Type out the data exactly as given. Skip any image.

DATA SECTION:

_ _ _ _ _ _ _

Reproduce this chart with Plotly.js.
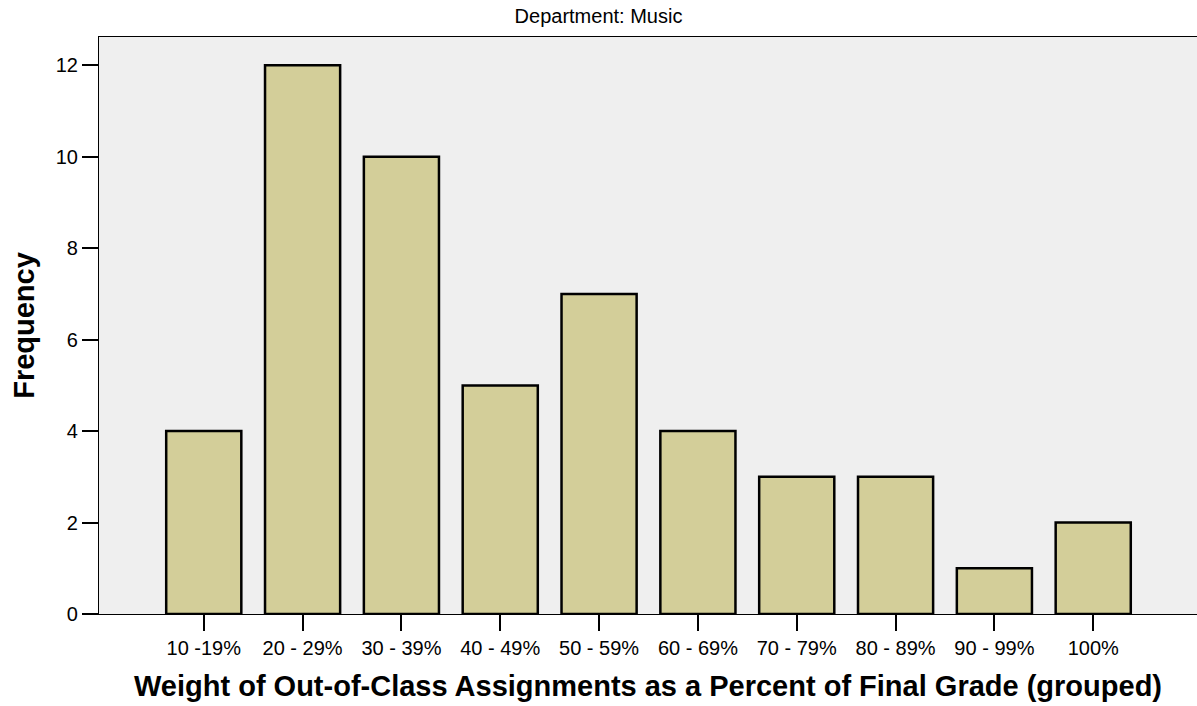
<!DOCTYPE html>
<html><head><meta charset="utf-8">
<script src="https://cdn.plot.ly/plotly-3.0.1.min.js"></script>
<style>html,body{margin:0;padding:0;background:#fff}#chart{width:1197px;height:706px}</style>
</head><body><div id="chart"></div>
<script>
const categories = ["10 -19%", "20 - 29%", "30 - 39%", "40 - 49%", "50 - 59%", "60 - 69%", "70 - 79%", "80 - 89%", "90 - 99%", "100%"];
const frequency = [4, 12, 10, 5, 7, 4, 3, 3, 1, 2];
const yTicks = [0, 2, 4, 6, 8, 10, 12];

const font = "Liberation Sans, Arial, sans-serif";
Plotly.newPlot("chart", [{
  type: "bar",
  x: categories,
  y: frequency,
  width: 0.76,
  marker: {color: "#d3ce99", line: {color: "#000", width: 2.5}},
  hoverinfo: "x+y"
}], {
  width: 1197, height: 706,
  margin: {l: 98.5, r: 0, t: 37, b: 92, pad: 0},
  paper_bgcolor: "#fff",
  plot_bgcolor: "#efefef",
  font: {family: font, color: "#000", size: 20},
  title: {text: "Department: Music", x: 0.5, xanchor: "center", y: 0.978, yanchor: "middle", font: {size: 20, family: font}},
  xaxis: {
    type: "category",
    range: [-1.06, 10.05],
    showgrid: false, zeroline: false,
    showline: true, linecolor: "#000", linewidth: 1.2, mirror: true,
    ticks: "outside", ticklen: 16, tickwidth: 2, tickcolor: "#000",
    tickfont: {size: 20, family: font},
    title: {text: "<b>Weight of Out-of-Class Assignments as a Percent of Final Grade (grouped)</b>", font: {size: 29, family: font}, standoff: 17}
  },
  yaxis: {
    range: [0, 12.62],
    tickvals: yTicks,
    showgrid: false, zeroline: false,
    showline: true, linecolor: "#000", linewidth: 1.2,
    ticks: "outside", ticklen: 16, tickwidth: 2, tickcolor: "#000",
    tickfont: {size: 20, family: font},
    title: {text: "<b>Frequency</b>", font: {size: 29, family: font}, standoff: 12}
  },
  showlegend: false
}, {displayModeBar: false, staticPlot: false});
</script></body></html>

_ _ _ _ _ _ _

RESULT OF THIS EXERCISE:
Reproduce this chart with Plotly.js.
<!DOCTYPE html>
<html><head><meta charset="utf-8">
<script src="https://cdn.plot.ly/plotly-3.0.1.min.js"></script>
<style>html,body{margin:0;padding:0;background:#fff}#chart{width:1197px;height:706px}</style>
</head><body><div id="chart"></div>
<script>
const categories = ["10 -19%", "20 - 29%", "30 - 39%", "40 - 49%", "50 - 59%", "60 - 69%", "70 - 79%", "80 - 89%", "90 - 99%", "100%"];
const frequency = [4, 12, 10, 5, 7, 4, 3, 3, 1, 2];
const yTicks = [0, 2, 4, 6, 8, 10, 12];

const font = "Liberation Sans, Arial, sans-serif";
Plotly.newPlot("chart", [{
  type: "bar",
  x: categories,
  y: frequency,
  width: 0.76,
  marker: {color: "#d3ce99", line: {color: "#000", width: 2.5}},
  hoverinfo: "x+y"
}], {
  width: 1197, height: 706,
  margin: {l: 98.5, r: 0, t: 37, b: 92, pad: 0},
  paper_bgcolor: "#fff",
  plot_bgcolor: "#efefef",
  font: {family: font, color: "#000", size: 20},
  title: {text: "Department: Music", x: 0.5, xanchor: "center", y: 0.978, yanchor: "middle", font: {size: 20, family: font}},
  xaxis: {
    type: "category",
    range: [-1.06, 10.05],
    showgrid: false, zeroline: false,
    showline: true, linecolor: "#000", linewidth: 1.2, mirror: true,
    ticks: "outside", ticklen: 16, tickwidth: 2, tickcolor: "#000",
    tickfont: {size: 20, family: font},
    title: {text: "<b>Weight of Out-of-Class Assignments as a Percent of Final Grade (grouped)</b>", font: {size: 29, family: font}, standoff: 17}
  },
  yaxis: {
    range: [0, 12.62],
    tickvals: yTicks,
    showgrid: false, zeroline: false,
    showline: true, linecolor: "#000", linewidth: 1.2,
    ticks: "outside", ticklen: 16, tickwidth: 2, tickcolor: "#000",
    tickfont: {size: 20, family: font},
    title: {text: "<b>Frequency</b>", font: {size: 29, family: font}, standoff: 12}
  },
  showlegend: false
}, {displayModeBar: false, staticPlot: false});
</script></body></html>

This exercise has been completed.